On December 11, 2024, the Bank of Canada issued a press release announcing that it had reduced its target for the overnight key interest rate to 3.25 percent, a basis point cut of 50. In the third quarter of the year, BoC says that the Canadian economy grew by 1 percent, which was below its projections and came in front of projected weakness in the fourth quarter. “Third-quarter GDP growth was pulled down by business investment, inventories and exports,” the press release says. However, consumer spending and housing activity both picked up (data supported by the CREA), which suggests that lower interest rates are beginning to boost household spending.

Several factors are cited by the Bank of Canada as being influential to its December decision. One is that the federal unemployment rate rose to 6.8 percent as of November, as employment grew slower than the actual jobs available. Also, reduced immigration levels through initiatives like the Immigration Levels Plan may cause GDP growth in 2025 to be below the Bank’s forecast. “The effects on inflation will likely be more muted, given that lower immigration dampens both supply and demand,” the Bank of Canada says. Temporary suspension of GST and changes to mortgage rules will likely affect demand and inflation further as well. It also says that the possibility of the incoming Trump presidential administration in the United States imposing new tariffs on Canadian exports will further cloud the economic outlook.

Accounting firm PwC (PricewaterhouseCoopers) Canada reports that the housing industry’s future is decidedly mixed, with a litany of factors contributing to the strength or weakness of a particular area’s real estate outlook. The report goes on to say that when it comes to the condo market, “While some interviewees noted Canada’s rapid population growth will support an eventual recovery for the condo sector in subsequent years, there’s added uncertainty about the outlook for consumer demand.” This is especially because of initiatives like the 2025-2027 Immigration Levels Plan that are looking to address immigration.

The report says that these current trends in real estate reflect a larger shift in the market because of how long national interest rates have been high. Real estate is currently seen by many potential investors as not worth the risk or investment, leading to other avenues being preferred over it. Other factors and trends influencing current attitudes toward Canadian real estate include housing affordability, demographics, supply and demand, environmental sustainability (especially as it relates to natural disasters and insurance), and even the rise of technology like generative AI. This has also led to investors in real estate branching out to more niche opportunities, such as data centres and student housing, to provide greater yield on investment.

New mortgage rules announced by the Canadian government are targeted toward improving affordability for first-time home buyers and providing relief to current homeowners. The changes include insured mortgages for up to $1.5 million, dropping the minimum down payment to $75,000 down from $200,000 on homes priced at $1,000,000, and the ability for lenders to offer 30-year amortizations on insured mortgages for first-time homebuyers purchasing new builds. Craig says that anyone with a variable mortgage would see relief because of the recent rate reduction, but fixed rates were stable as they are primarily tied to bond yields, which are performing well.

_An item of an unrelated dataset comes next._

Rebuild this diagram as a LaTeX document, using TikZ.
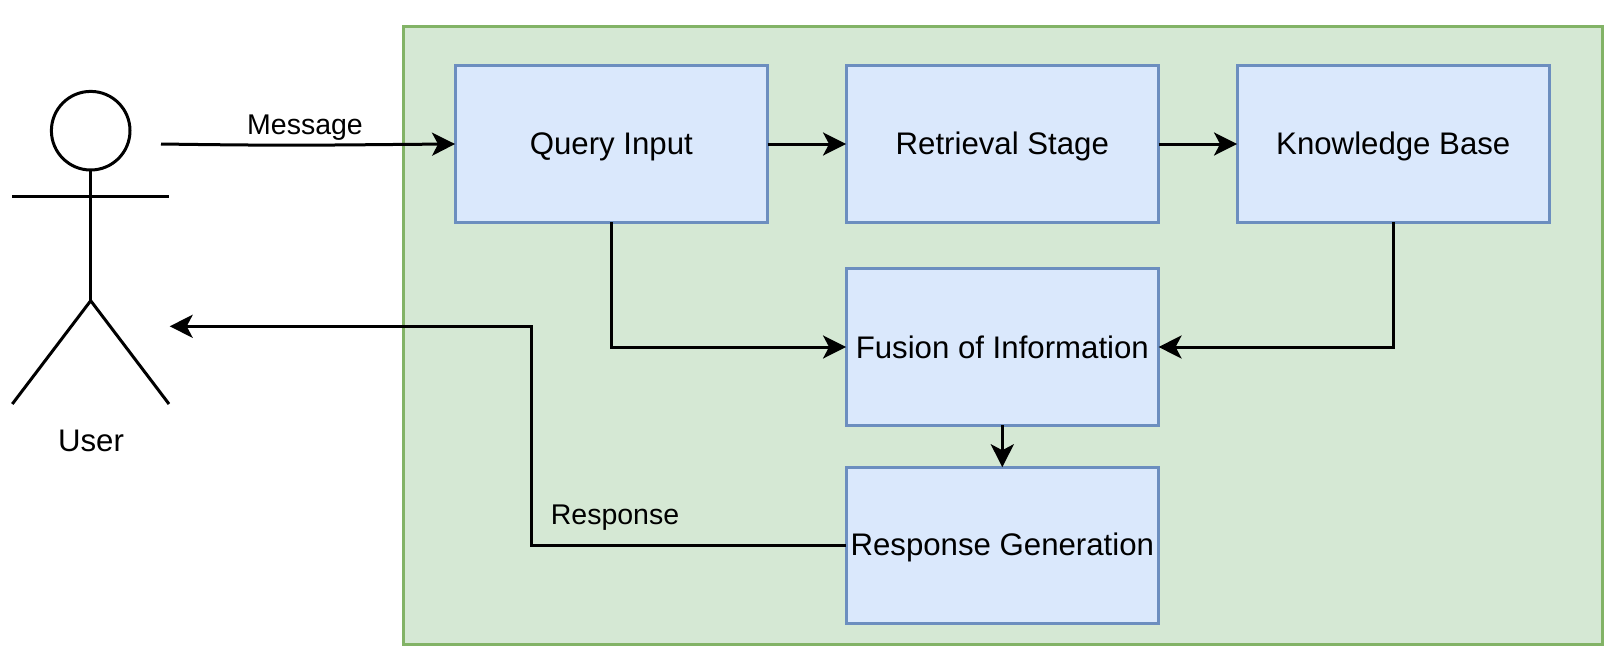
\documentclass[tikz,border=0pt]{standalone}
\usepackage{fontspec}
\setmainfont{Liberation Sans}
\usetikzlibrary{arrows.meta}
\definecolor{outerfill}{HTML}{D5E8D4}
\definecolor{outerline}{HTML}{82B366}
\definecolor{boxfill}{HTML}{DAE8FC}
\definecolor{boxline}{HTML}{6C8EBF}
\tikzset{
  x=1pt,y=-1pt,
  panel/.style={draw=outerline,fill=outerfill,line width=3pt,minimum width=1198.5pt,minimum height=617pt,inner sep=0pt,outer sep=0pt},
  stagebox/.style={draw=boxline,fill=boxfill,line width=3pt,minimum width=312.5pt,minimum height=156.5pt,inner sep=0pt,outer sep=0pt,text height=24.4pt,text depth=4pt,font=\fontsize{31.2}{36}\selectfont},
  conn/.style={draw=black,line width=3pt,-{Stealth[length=23pt,width=23pt,inset=6pt]}},
  figure/.style={draw=black,line width=3pt},
  biglabel/.style={inner sep=0pt,font=\fontsize{31.2}{36}\selectfont},
  edgelabel/.style={inner sep=0pt,font=\fontsize{28.5}{34}\selectfont},
}
\begin{document}
\begin{tikzpicture}
\useasboundingbox (0,0) rectangle (1621,661);
\node[panel] (sys) at (1003,335.5) {};
\node[stagebox] (query) at (611.3,144) {Query Input};
\node[stagebox] (retr) at (1002.3,144) {Retrieval Stage};
\node[stagebox] (kb) at (1393.3,144) {Knowledge Base};
\node[stagebox,text height=27.4pt] (fusion) at (1002.3,347) {Fusion of Information};
\node[stagebox] (resp) at (1002.3,545.5) {Response Generation};
% user figure
\node[figure,circle,minimum size=78.6pt,inner sep=0pt,outer sep=0pt] (head) at (90.7,130.7) {};
\coordinate (hip) at (90.7,300.7);
\coordinate (armL) at (12.3,196);
\coordinate (armR) at (169,196);
\coordinate (legL) at (12.3,404);
\coordinate (legR) at (169,404);
\draw[figure] (head.south) -- (hip);
\draw[figure] (armL) -- (armR);
\draw[figure] (legL) -- (hip) -- (legR);
\node[biglabel] (user) at (91,441) {User};
\coordinate (msgstart) at (161,144);
\coordinate (respend) at (169.7,326.3);
\coordinate (bendA) at (531,326.3);
\coordinate (bendB) at (531,545.5);
\draw[conn] (msgstart) .. controls (300,146) and (320,145) .. (query.west);
\node[edgelabel] (msg) at (305,127.5) {Message};
\draw[conn] (query) -- (retr);
\draw[conn] (retr) -- (kb);
\draw[conn] (query.south) |- (fusion.west);
\draw[conn] (kb.south) |- (fusion.east);
\draw[conn] (fusion) -- (resp);
\draw[conn] (resp.west) -- (bendB) -- (bendA) -- (respend);
\node[edgelabel] (rlabel) at (615,517.5) {Response};
\end{tikzpicture}
\end{document}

While making changes to immigration is a strategy that Canadian officials hope will encourage greater spending in the real estate sector, time will tell whether this plan will bear fruit in the way that the government foresees. The Bank of Canada’s announcement in late January 2025 will surely set the tone for what will likely be a critical year for all involved and for those watching intently from outside the homeowner’s perspective.